For Brown, contributions for transportation projects from the state governments in the Upper Valley tell “a tale of two states.”
“Vermont has done a terrific job of funding bus routes, many of which go to New Hampshire and have great ridership,” he said. “The state of New Hampshire has not historically funded transportation in the same way.”
Brown blamed that lack of funding on what he described as New Hampshire’s “archaic tax system,” and the lack of any broad-based income or sales tax that could raise revenues for transportation projects.
Cloutier, prime sponsor of the bill that would establish the bus route as a pilot program, said that the politics of attracting the funding would not be easy. He said that the House Transportation Committee might retain the bill for further study until the end of the year, “and that’s fine.”
“I would hope that they could pass the bill, help appropriate the money for the startup cost, and use this entire proposal as a pilot study for the rest of the state,” said Cloutier.

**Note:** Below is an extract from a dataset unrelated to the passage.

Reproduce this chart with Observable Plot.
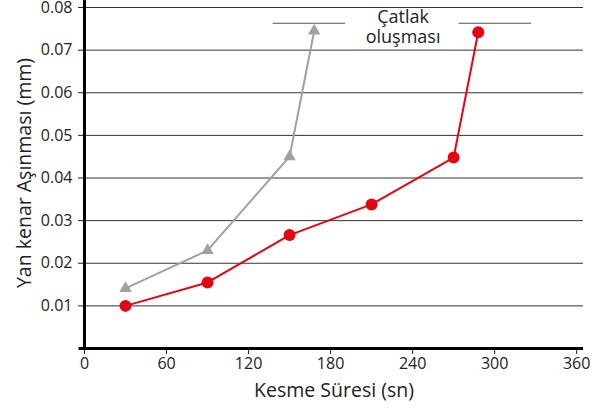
<!DOCTYPE html>
<html>
<head>
<meta charset="utf-8">
<script src="https://cdn.jsdelivr.net/npm/d3@7"></script>
<script src="https://cdn.jsdelivr.net/npm/@observablehq/plot@0.6"></script>
<style>
  html, body { margin: 0; padding: 0; background: #fff; }
  #chart { width: 603px; height: 409px; }
</style>
</head>
<body>
<div id="chart"></div>
<script>
// Cutting time (s)
const redTimes = [30, 90, 150, 210, 270, 288];
const redWear = [0.0100, 0.0155, 0.0266, 0.0338, 0.0448, 0.0742];
const grayTimes = [30, 90, 150, 168];
const grayWear = [0.0141, 0.0230, 0.0450, 0.0745];
const xTicks = [0, 60, 120, 180, 240, 300, 360];
const yTicks = [0.01, 0.02, 0.03, 0.04, 0.05, 0.06, 0.07, 0.08];
const xLabel = "Kesme Süresi (sn)";
const yLabel = "Yan kenar Aşınması (mm)";
const annotationText = "Çatlak\noluşması";
const annotationLines = [
  {x1: 138, x2: 191, y: 0.0763},
  {x1: 274, x2: 327, y: 0.0763}
];
const annotationLabel = [{x: 233, y: 0.0763, text: annotationText}];

const red = redTimes.map((t, i) => ({t, w: redWear[i]}));
const gray = grayTimes.map((t, i) => ({t, w: grayWear[i]}));

const FONT = "'Open Sans', Roboto, 'DejaVu Sans', sans-serif";
const RED = "#e30613";
const GRAY = "#a0a0a0";

const chart = Plot.plot({
  width: 603,
  height: 409,
  marginLeft: 84,
  marginRight: 20,
  marginTop: 7,
  marginBottom: 61,
  style: {fontFamily: FONT, fontSize: "16px", color: "#222", background: "#fff", overflow: "visible"},
  x: {domain: [0, 365]},
  y: {domain: [0, 0.08]},
  marks: [
    Plot.gridY(yTicks, {stroke: "#333", strokeOpacity: 1, strokeWidth: 1}),
    Plot.axisY(yTicks, {tickSize: 6, tickPadding: 6, tickFormat: d3.format(".2f"), fontSize: 16, label: null}),
    Plot.axisX(xTicks, {tickSize: 6, tickPadding: 3, fontSize: 16, label: null}),
    Plot.text([xLabel], {frameAnchor: "bottom", dy: 42, lineAnchor: "middle", textAnchor: "middle", text: d => d, fontSize: 19.5, fill: "#222"}),
    Plot.text([yLabel], {frameAnchor: "left", dx: -60, dy: -5, rotate: -90, lineAnchor: "middle", textAnchor: "middle", text: d => d, fontSize: 19.5, fill: "#222"}),
    Plot.ruleX([0], {y1: 0, y2: 0.0817, stroke: "#000", strokeWidth: 3}),
    Plot.ruleY([0], {x1: -4, x2: 365, stroke: "#000", strokeWidth: 3}),
    Plot.ruleY(annotationLines, {x1: "x1", x2: "x2", y: "y", stroke: "#555", strokeWidth: 1.2}),
    Plot.text(annotationLabel, {x: "x", y: "y", dy: 3, text: "text", fontSize: 18, lineHeight: 1.1, fill: "#222"}),
    Plot.line(gray, {x: "t", y: "w", stroke: GRAY, strokeWidth: 2}),
    Plot.dot(gray, {x: "t", y: "w", symbol: "triangle", r: 4.6, fill: GRAY, stroke: null}),
    Plot.line(red, {x: "t", y: "w", stroke: RED, strokeWidth: 2}),
    Plot.dot(red, {x: "t", y: "w", r: 6, fill: RED, stroke: null})
  ]
});
document.getElementById("chart").appendChild(chart);
</script>
</body>
</html>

He also lamented the fact that the state subsidizes only one bus service, which he said ran out of Concord.
“If we appropriate money, it shouldn’t be just for the southern part of the state,” he said. “It should be for areas like Lebanon, like Claremont, because we are part of New Hampshire too.”
State Sen. Bob Odell, a Lempster Republican whose district includes Newport, said he was in support of the bill now that it had been tweaked to rely more on federal funding than on state funding.
Odell, whose district previously included Claremont, said that there was a clear demand and a sizeable potential benefit for both businesses and communities along the corridor, but he doubted the bill’s chance of passage.
“The reality is that we don’t have the population density that they do in other parts of the state,” he said.
Posner, the Cornish businesswoman, said she has noticed a “tremendous amount of traffic flow through (Route 120)” in recent years.
Describing herself as “a little nocturnal,” Posner said she often does makes jewelry into the early hours of the morning. The traffic, she said, starts as early as 4 a.m.